Yes that’s very fair. I would argue, however,
that an official agency for truth and reconciliation would come no nearer to
laying down a narrative accepted by everybody than would any unofficial studies
of the conflict. In Northern Ireland we are very good at finding controversy in
even the most extensive public/official inquiries – Saville being a good
example. If such an agency did exist, I wouldn’t expect anybody in Northern
Ireland to stop talking about the conflict, or necessarily think it had been
laid to rest. If, on the other hand, we put our resources into building a
brighter, more prosperous and more integrated society then the mistakes of the
past might better be put behind us – I can understand your point that we might
repeat our mistakes, but I would argue that the conflict arose in quite
fundamentally different circumstances to our own today.

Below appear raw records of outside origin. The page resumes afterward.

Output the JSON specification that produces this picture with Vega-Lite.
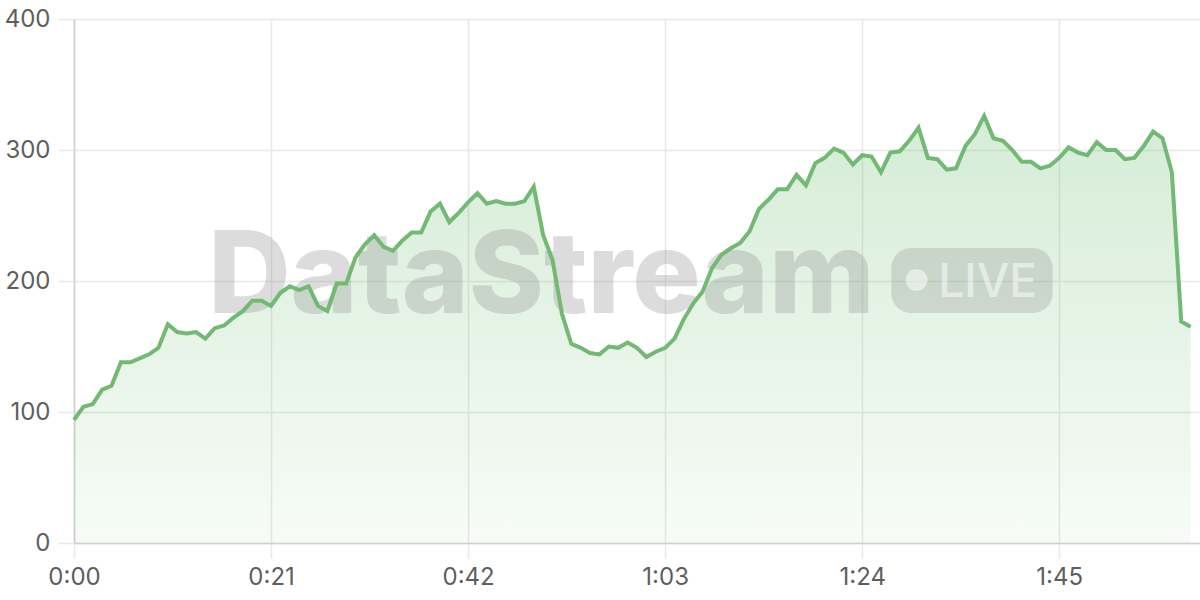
{
  "$schema": "https://vega.github.io/schema/vega-lite/v6.json",
  "autosize": {"type": "none"},
  "width": 1126,
  "height": 524,
  "padding": {"left": 74, "top": 19, "right": 0, "bottom": 57},
  "background": "white",
  "config": {
    "view": {"stroke": null},
    "font": "Inter",
    "axis": {
      "labelFont": "Inter",
      "labelFontSize": 24,
      "labelColor": "#5e5e5e",
      "gridColor": "#e8e8e8",
      "gridWidth": 1.5,
      "tickColor": "#e8e8e8",
      "tickWidth": 1.5,
      "domainColor": "#d0d0d0",
      "domainWidth": 1.5,
      "title": null
    }
  },
  "datasets": {
    "series": [
      {"t": 0, "v": 94}, {"t": 1, "v": 104}, {"t": 2, "v": 106}, {"t": 3, "v": 117}, {"t": 4, "v": 120},
      {"t": 5, "v": 138}, {"t": 6, "v": 138}, {"t": 7, "v": 141}, {"t": 8, "v": 144}, {"t": 9, "v": 149},
      {"t": 10, "v": 167}, {"t": 11, "v": 161}, {"t": 12, "v": 160}, {"t": 13, "v": 161}, {"t": 14, "v": 156},
      {"t": 15, "v": 164}, {"t": 16, "v": 166}, {"t": 17, "v": 172}, {"t": 18, "v": 177}, {"t": 19, "v": 185},
      {"t": 20, "v": 185}, {"t": 21, "v": 181}, {"t": 22, "v": 191}, {"t": 23, "v": 196}, {"t": 24, "v": 193},
      {"t": 25, "v": 196}, {"t": 26, "v": 181}, {"t": 27, "v": 177}, {"t": 28, "v": 198}, {"t": 29, "v": 198},
      {"t": 30, "v": 218}, {"t": 31, "v": 228}, {"t": 32, "v": 235}, {"t": 33, "v": 226}, {"t": 34, "v": 223},
      {"t": 35, "v": 231}, {"t": 36, "v": 237}, {"t": 37, "v": 237}, {"t": 38, "v": 253}, {"t": 39, "v": 259},
      {"t": 40, "v": 245}, {"t": 41, "v": 252}, {"t": 42, "v": 260}, {"t": 43, "v": 267}, {"t": 44, "v": 259},
      {"t": 45, "v": 261}, {"t": 46, "v": 259}, {"t": 47, "v": 259}, {"t": 48, "v": 261}, {"t": 49, "v": 272},
      {"t": 50, "v": 235}, {"t": 51, "v": 216}, {"t": 52, "v": 175}, {"t": 53, "v": 152}, {"t": 54, "v": 149},
      {"t": 55, "v": 145}, {"t": 56, "v": 144}, {"t": 57, "v": 150}, {"t": 58, "v": 149}, {"t": 59, "v": 153},
      {"t": 60, "v": 149}, {"t": 61, "v": 142}, {"t": 62, "v": 146}, {"t": 63, "v": 149}, {"t": 64, "v": 156},
      {"t": 65, "v": 171}, {"t": 66, "v": 183}, {"t": 67, "v": 192}, {"t": 68, "v": 210}, {"t": 69, "v": 220},
      {"t": 70, "v": 225}, {"t": 71, "v": 229}, {"t": 72, "v": 238}, {"t": 73, "v": 255}, {"t": 74, "v": 262},
      {"t": 75, "v": 270}, {"t": 76, "v": 270}, {"t": 77, "v": 281}, {"t": 78, "v": 273}, {"t": 79, "v": 290},
      {"t": 80, "v": 294}, {"t": 81, "v": 301}, {"t": 82, "v": 298}, {"t": 83, "v": 289}, {"t": 84, "v": 296},
      {"t": 85, "v": 295}, {"t": 86, "v": 283}, {"t": 87, "v": 298}, {"t": 88, "v": 299}, {"t": 89, "v": 307},
      {"t": 90, "v": 317}, {"t": 91, "v": 294}, {"t": 92, "v": 293}, {"t": 93, "v": 285}, {"t": 94, "v": 286},
      {"t": 95, "v": 303}, {"t": 96, "v": 312}, {"t": 97, "v": 326}, {"t": 98, "v": 309}, {"t": 99, "v": 307},
      {"t": 100, "v": 300}, {"t": 101, "v": 291}, {"t": 102, "v": 291}, {"t": 103, "v": 286}, {"t": 104, "v": 288},
      {"t": 105, "v": 294}, {"t": 106, "v": 302}, {"t": 107, "v": 298}, {"t": 108, "v": 296}, {"t": 109, "v": 306},
      {"t": 110, "v": 300}, {"t": 111, "v": 300}, {"t": 112, "v": 293}, {"t": 113, "v": 294}, {"t": 114, "v": 303},
      {"t": 115, "v": 314}, {"t": 116, "v": 309}, {"t": 117, "v": 283}, {"t": 118, "v": 169}, {"t": 119, "v": 165}
    ],
    "one": [{"label": "DataStream"}]
  },
  "data": {"name": "series"},
  "layer": [
    {
      "mark": {
        "type": "area",
        "interpolate": "linear",
        "color": {
          "gradient": "linear",
          "x1": 0, "y1": 0, "x2": 0, "y2": 1,
          "stops": [
            {"offset": 0, "color": "rgba(102,187,106,0.28)"},
            {"offset": 1, "color": "rgba(102,187,106,0.05)"}
          ]
        }
      },
      "encoding": {
        "x": {
          "field": "t",
          "type": "quantitative",
          "scale": {"domain": [0, 120], "nice": false, "zero": false},
          "axis": {
            "values": [0, 21, 42, 63, 84, 105],
            "tickSize": 15,
            "labelPadding": 7,
            "labelFlush": false,
            "labelExpr": "floor(datum.value / 60) + ':' + (datum.value % 60 < 10 ? '0' : '') + (datum.value % 60)"
          }
        },
        "y": {
          "field": "v",
          "type": "quantitative",
          "scale": {"domain": [0, 400], "nice": false},
          "axis": {
            "values": [0, 100, 200, 300, 400],
            "tickSize": 16,
            "labelPadding": 8
          }
        }
      }
    },
    {
      "data": {"name": "one"},
      "mark": {"type": "text", "text": "DataStream", "font": "Inter", "fontWeight": 800, "fontSize": 114, "align": "left", "baseline": "alphabetic", "fill": "#969696", "opacity": 0.33},
      "encoding": {
        "x": {"datum": 14.3, "type": "quantitative"},
        "y": {"datum": 175.6, "type": "quantitative"}
      }
    },
    {
      "data": {"name": "one"},
      "mark": {"type": "rect", "cornerRadius": 20, "fill": "#969696", "opacity": 0.3},
      "encoding": {
        "x": {"datum": 87.1, "type": "quantitative"},
        "x2": {"datum": 104.3},
        "y": {"datum": 225.2, "type": "quantitative"},
        "y2": {"datum": 175.6}
      }
    },
    {
      "data": {"name": "one"},
      "mark": {"type": "point", "shape": "circle", "filled": true, "size": 484, "fill": "#ffffff", "opacity": 0.5, "strokeWidth": 0},
      "encoding": {
        "x": {"datum": 89.8, "type": "quantitative"},
        "y": {"datum": 200.8, "type": "quantitative"}
      }
    },
    {
      "data": {"name": "one"},
      "mark": {"type": "text", "text": "LIVE", "font": "Inter", "fontWeight": 500, "fontSize": 46, "align": "left", "baseline": "alphabetic", "fill": "#ffffff", "opacity": 0.5},
      "encoding": {
        "x": {"datum": 92.1, "type": "quantitative"},
        "y": {"datum": 187.8, "type": "quantitative"}
      }
    },
    {
      "mark": {"type": "line", "interpolate": "linear", "color": "#72b973", "strokeWidth": 4},
      "encoding": {
        "x": {"field": "t", "type": "quantitative"},
        "y": {"field": "v", "type": "quantitative"}
      }
    }
  ]
}
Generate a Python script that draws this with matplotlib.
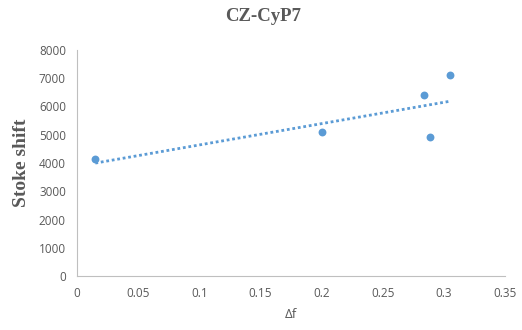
import matplotlib.pyplot as plt
import numpy as np

delta_f = [0.015, 0.200, 0.284, 0.289, 0.305]
stoke_shift = [4140, 5100, 6400, 4920, 7110]

blue = '#5B9BD5'
grey = '#595959'

fig = plt.figure(figsize=(5.22, 3.30), dpi=100)
ax = fig.add_axes([0.1475, 0.1636, 0.8199, 0.6849])

x = np.array(delta_f)
y = np.array(stoke_shift)
slope, intercept = np.polyfit(x, y, 1)
xs = np.array([x.min(), x.max()])
ax.plot(xs, slope * xs + intercept, color=blue, lw=2.0, ls=(0, (1, 1)), dash_capstyle='butt')
ax.scatter(x, y, s=32, color=blue, zorder=3, linewidths=0)

ax.set_xlim(0, 0.35)
ax.set_ylim(0, 8000)
ax.set_xticks(np.arange(0, 0.351, 0.05))
ax.set_xticklabels(['0', '0.05', '0.1', '0.15', '0.2', '0.25', '0.3', '0.35'])
ax.set_yticks(np.arange(0, 8001, 1000))

for side in ('top', 'right'):
	ax.spines[side].set_visible(False)
for side in ('left', 'bottom'):
	ax.spines[side].set_color('#BFBFBF')
	ax.spines[side].set_linewidth(0.8)
ax.tick_params(length=0, labelsize=8.5, labelcolor=grey, pad=8)
for lab in ax.get_xticklabels() + ax.get_yticklabels():
	lab.set_family('Open Sans')

ax.set_xlabel('Δf', fontsize=9.5, color=grey, family='Open Sans', labelpad=6)
ax.set_ylabel('Stoke shift', fontsize=14, color=grey, family='Liberation Serif', fontweight='bold', labelpad=6)
fig.suptitle('CZ-CyP7', x=0.505, y=0.975, fontsize=13.5, color=grey, family='Liberation Serif', fontweight='bold')

fig.savefig('out.png', dpi=100)
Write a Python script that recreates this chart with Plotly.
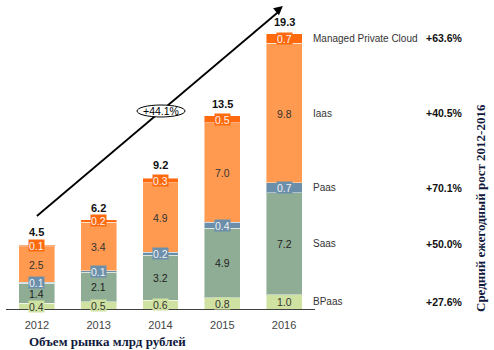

Alex, in your quest for ‘truth’ you mention republican and loyalist factions, but nothing about the British government involvement. Had it slipped your mind or were you just being selective about ‘culprits’?
Hi Barney,
I don’t think I disagree with any of that: and I have written elsewhere about the fact that the ‘truth” doesn’t just rest with the various terrorist organisations, hence my conclusion that “nothing will change—nothing can change—until we agree a collective approach to truth.”
I suppose my gut view (and I have some sympathy for Matthew’s stance above) is summed up as better no truth process at all, than one which actually risks adding to the problem.
And I’ll read your Herald piece.
Best wishes
Alex.
Hi Sherdy,
Fair point, I didn’t mention the government and others who have been involved in one way or another.
That said, I really do mean everyone when I say “collective approach to truth.”